The Philly Connection
At the time, Windy C was distributed through the Philadelphia label Cameo-Parkway (most notable for artists like Chubby Checker, Bobby Rydell, and Dee Dee Sharpe). The young Stairsteps hit #16 on Billboard’s R&B charts with the elegant “You Waited Too Long.”
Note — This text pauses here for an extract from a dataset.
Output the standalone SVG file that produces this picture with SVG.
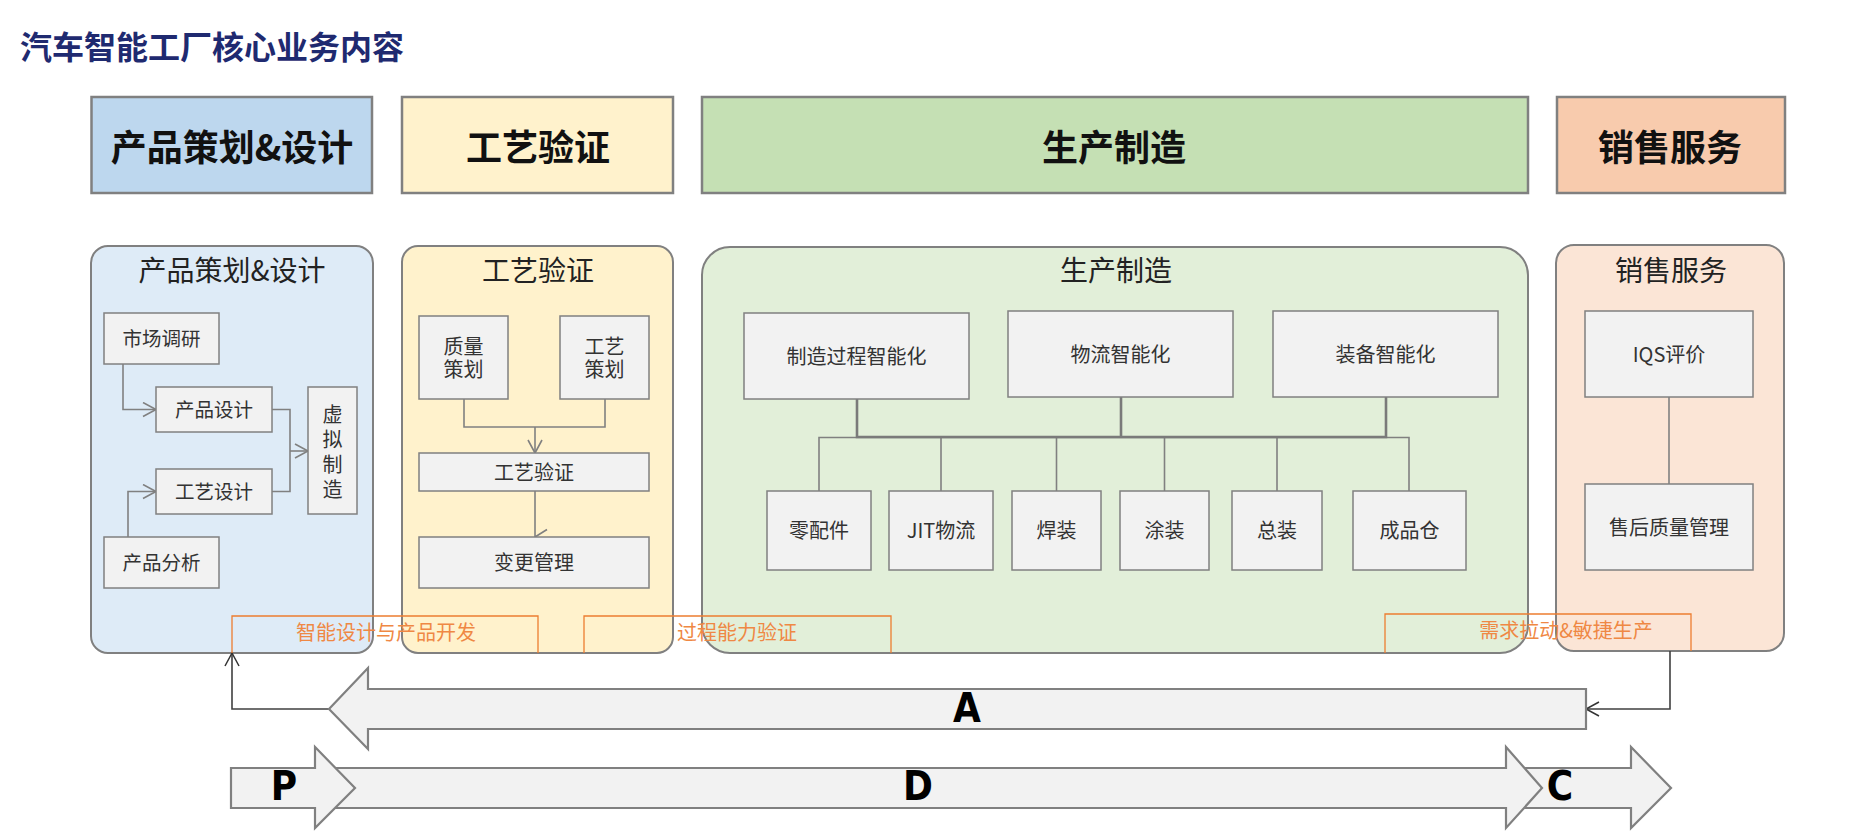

They recorded a 1967 appearance on Soul Train. (Incidentally, legendary host Don Cornelius was also a retired Chicago police officer). Then, at the end of 1967, Cameo-Parkway folded. Top executive Neil Bogart left Cameo to form Buddah Records, soon to be a top purveyor of bubblegum and psych-lite fare. Bogart took the Burke family with him and in 1969, they recorded their third record—Stairsteps—for his new label.
Big Break at Buddah
Seizing on the burgeoning psychedelic soul around them, they recorded their intended first single, a trippy psych-soul take on the Beatles’ “Dear Prudence.” It was a total flop. Then, a Philadelphia DJ decided to flip the record and play the B-Side, an aching soul tune written by Stan Vincent—who saw prior success scribing for Connie Francis and Lou Christie.
“O-o-h Child” would become a smash hit, peaking at #8 on the Billboard Hot 100, and on Kasem’s countdown. By their own confession, the band members were too young to really appreciate the implications of the Civil Rights movement raging on around them.
And yet, they waxed one of the era’s most enduring anthems, a soaring promise that brighter days were ahead.